しかし、同一年中に自宅と相続した空き家の両方を売却した場合は、2つの特例制度を併用することは可能ですが、3000万円が限度額となります。
3-3.既に相続により一部を取得していた場合
数年前、父が亡くなった際に、実家の持分2分の1を相続により取得していました。
今回、母が亡くなったことにより、残り2分の1の持分を所得したケースでは、家全体ではなく、母から相続した2分の1のみが3000万円控除の対象となります。
4.空き家特例(相続空き家の3000万円特別控除)の申請方法と必要書類
空き家特例(相続空き家の3000万円特別控除)の適用により、納税が0円であっても必ず確定申告が必要となりますので注意してください。

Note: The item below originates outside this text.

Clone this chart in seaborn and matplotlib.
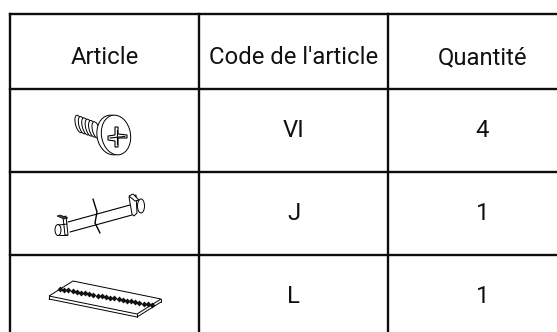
import matplotlib
matplotlib.use('Agg')
import matplotlib.pyplot as plt
from matplotlib.patches import Ellipse, Polygon
import numpy as np
import seaborn as sns

# Table content
headers = ['Article', "Code de l'article", 'Quantité']
codes = ['VI', 'J', 'L']
quantities = ['4', '1', '1']

# Grid lines and text baselines, in pixels of the picture
col_lines = [10, 199, 388, 577]
row_lines = [13.5, 89, 172, 255, 338]
baselines = [64, 137, 220.5, 303]

sns.set_theme(style='white')
plt.rcParams['font.family'] = ['Roboto', 'DejaVu Sans']

fig = plt.figure(figsize=(5.57, 3.32), dpi=100)
ax = fig.add_axes([0, 0, 1, 1])
ax.set_xlim(0, 557)
ax.set_ylim(332, 0)
ax.axis('off')

ink = '#0d0d0d'
for x in col_lines:
    ax.plot([x, x], [row_lines[0], row_lines[-1]], color=ink, lw=1.7, solid_capstyle='projecting')
for y in row_lines:
    ax.plot([col_lines[0], col_lines[-1]], [y, y], color=ink, lw=1.7, solid_capstyle='projecting')

def centre(a, i):
    return (a[i] + a[i + 1]) / 2

# header row
for i, h in enumerate(headers):
    ax.text(centre(col_lines, i), baselines[0], h, ha='center', va='baseline', fontsize=17.2, color='#111111')

# body rows
for r in range(3):
    ax.text(centre(col_lines, 1), baselines[r + 1], codes[r], ha='center', va='baseline', fontsize=17.2, color='#111111')
    ax.text(centre(col_lines, 2), baselines[r + 1], quantities[r], ha='center', va='baseline', fontsize=17.2, color='#111111')

def line(xs, ys, lw=0.7):
    ax.plot(xs, ys, color='black', lw=lw)

# screw icon
for k in range(6):
    ax.add_patch(Ellipse((79 + k * 3.4, 124 + k * 1.2), 7, 18 - k * 0.2, angle=-15, fc='white', ec='black', lw=0.7))
ax.add_patch(Ellipse((112, 135), 30, 40, angle=-10, fc='white', ec='black', lw=0.7))
ax.add_patch(Ellipse((116, 135), 29, 40, angle=-10, fc='white', ec='black', lw=0.7))
ax.add_patch(Polygon([(115, 127), (118, 127), (118, 134), (127, 135), (127, 138), (118, 138), (118, 147), (115, 147),
                      (115, 141), (108, 140), (108, 136), (115, 135)], fc='white', ec='black', lw=0.8))
line([116.5, 116.5], [130, 144], 0.8)
line([110, 125], [138, 136.5], 0.8)

# rod icon
line([68, 130], [222, 205], 0.8)
line([70, 132], [232, 215], 0.8)
line([93, 97, 95, 100], [199, 212, 223, 233], 1.0)
line([59, 67], [225, 224])
line([59, 67], [235, 235])
ax.add_patch(Ellipse((58, 230), 6, 11, fc='white', ec='black', lw=0.7))
ax.add_patch(Polygon([(63, 217), (66, 216), (68, 235), (65, 235)], fc='white', ec='black', lw=0.7))
ax.add_patch(Polygon([(57, 216), (60, 215), (68, 218), (64, 219)], fc='#444444', ec='black', lw=0.5))
ax.add_patch(Ellipse((141, 206), 7, 14, fc='white', ec='black', lw=0.7))
ax.add_patch(Polygon([(129, 197), (136, 195), (137, 213), (134, 216), (132, 214)], fc='white', ec='black', lw=0.7))
ax.add_patch(Polygon([(129, 196), (133, 194), (139, 200), (135, 201)], fc='white', ec='black', lw=0.7))

# connector strip icon
ax.add_patch(Polygon([(49, 296), (73, 281), (161, 299), (137, 314)], fc='white', ec='black', lw=0.7))
line([49, 137, 161], [299, 317, 302], 0.7)
line([49, 49], [296, 299], 0.7)
line([137, 137], [314, 317], 0.7)
line([161, 161], [299, 302], 0.7)
teeth_x = np.linspace(60, 152, 23)
teeth_y = np.linspace(289, 305, 23)
ax.scatter(teeth_x, teeth_y, s=9, marker='D', color='#111111', lw=0)

fig.savefig('out.png', dpi=100)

次の書類と空き家特例チェックシートを確定申告書に添付して提出してください。
- 譲渡所得の内訳書(確定申告書付兼計算明細書)【土地・建物用】(5面)
- 土地と建物の登記事項証明書(登記簿謄本)
- 土地と建物の売買契約書のコピー
- 被相続人居住用家屋等確認書
- 耐震基準適合証明書または建設住宅性能評価書のコピー(土地の売却の場合は不要)
※被相続人居住用家屋等確認書は、空き家特例対象の不動産の所在する市町村に申請し、交付を受けます。Googleで「◯◯市 被相続人居住用家屋等確認書」と検索してください。
まとめ
相続した家を空き家のまま放置しておく方は少なくありません。
しかし、「3年以内」という特例の適用期限があることを考えると、相続した空き家を売却することで税金を支払う必要がある場合は、3000万円控除を適用させるための改修や取り壊しをして、すぐに売却するのが賢明な判断だといえそうです。
相続した家の売却については「相続した家の売却方法」も併せてご覧ください。
とはいえ、耐震工事や解体するにもそれなりの費用がかかりますので、どちらを選択すべきなのか慎重に検討しなければなりません。また、そもそも税金を支払わないといけないのか、つまり売却益が出るのかどうか調べる必要があります。